There are three reasons why I decided to take the plunge: cost, size, and ease of use. An iPad frankly costs a lot less than a new laptop, and that was a big consideration for me. There are definitely huge ranges of price for both laptops and tablets, but on average you’ll be forking out less money for a tablet. Second, I often leave my dorm room in the morning and don’t come back for twelve or fourteen hours, and I don’t want to be lugging around a heavy laptop all day.
My iPad weighs about a pound; light enough that I don’t even notice it in my bag, and that’s a huge plus. I also travel frequently and my iPad doesn’t need to come out of my bag when I go through airport security. Third, I like using iOS. I find it clean and free of distractions. Other people don’t like working on that particular operating system, so to each their own. It’s a matter of personal preference and work style. As a bonus for me, because I use an iPad and an iPhone, it’s super easy for me to keep my devices in sync.
In the tablet vs laptop battle, let’s say the tablet option wins. Now what? Tech hacks coming up.
Decide to go for a tablet? You’ll need some applications and programs to actually do the work your machine is capable of. Here are a couple of apps that I love for keeping my schoolwork, jobs, and other life projects straight.

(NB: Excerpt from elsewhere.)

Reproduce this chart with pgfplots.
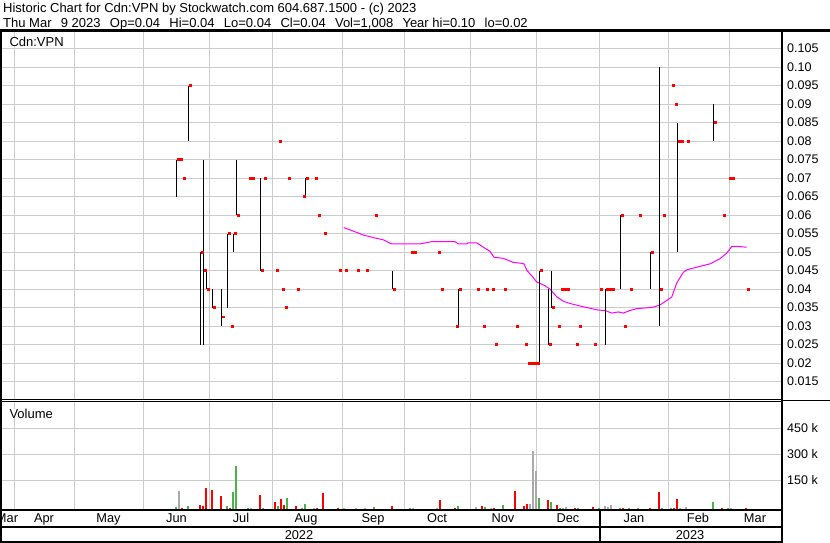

Google Drive, Docs, Slides, and Sheets
I started using Google Drive to manage all of my files four years ago, and I’m barely a couple of percentage points towards my storage capacity. The G-Suite, or Google suite of apps is fantastic for documents, spreadsheets, and presentations, and works great for collaborating with others. I’m able to store all of my personal, work, and school files for free and access them at any computer, and it’s easy to share family and classmates on files that we need to work together on. I use these apps to manage all of my files and absolutely recommend them.
I’m not a huge fan of the in-built Calendar app for iPhone or iPad, so I use Fantastical 2 instead. It has a great interface and syncs quickly between my devices. There’s no huge functionality that’s different from the plain old Calendar app, but I prefer the user interface and I like how Fantastical handles reminders, which is nice because I like to put little tasks that I have to accomplish into my calendar rather than my formal to-do list, which I manage with…

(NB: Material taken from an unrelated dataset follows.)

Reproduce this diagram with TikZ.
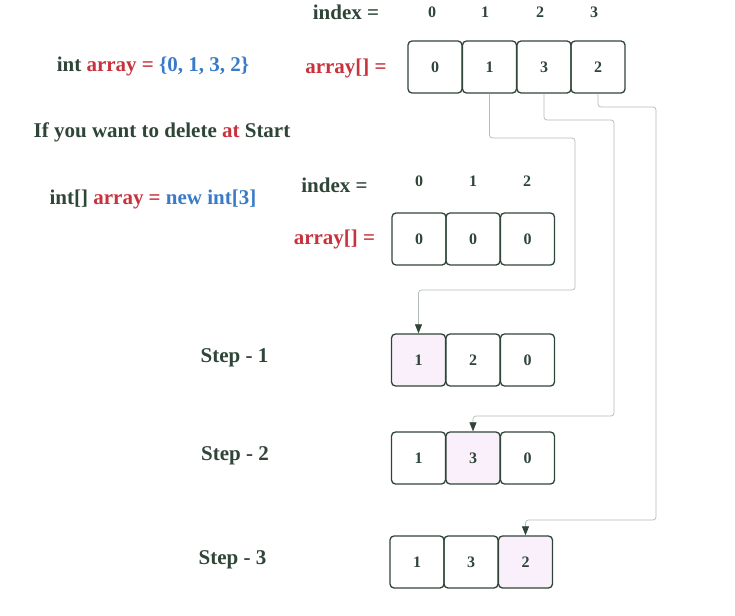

If you need a to-do list manager with lots of power, Omnifocus might be for you. I’m not going to beat around the bush, this app is expensive, but it has seriously changed how I do work. The real power behind Omnifocus is the way that it handles types of projects: you can set projects as parallel or sequential, which will either allow you to accomplish any task in that project’s task list or make you do them in order. Individual tasks can also have either parallel or sequential sub-tasks. Pair this with Omnifocus’s powerful sorting tools to look at different groups of the things that you have to do (by due date, by project, by type of task, etc.) and you have an extremely powerful task management system.
Switching from laptops over to tablets isn’t for everyone, but if you’re looking into buying a new or used machine it’s worth considering whether a tablet might be for you. I was nervous making the jump, but I’m so glad I did. It’s helped me be more productive and flexible in work and school, and that makes it worth it in my book.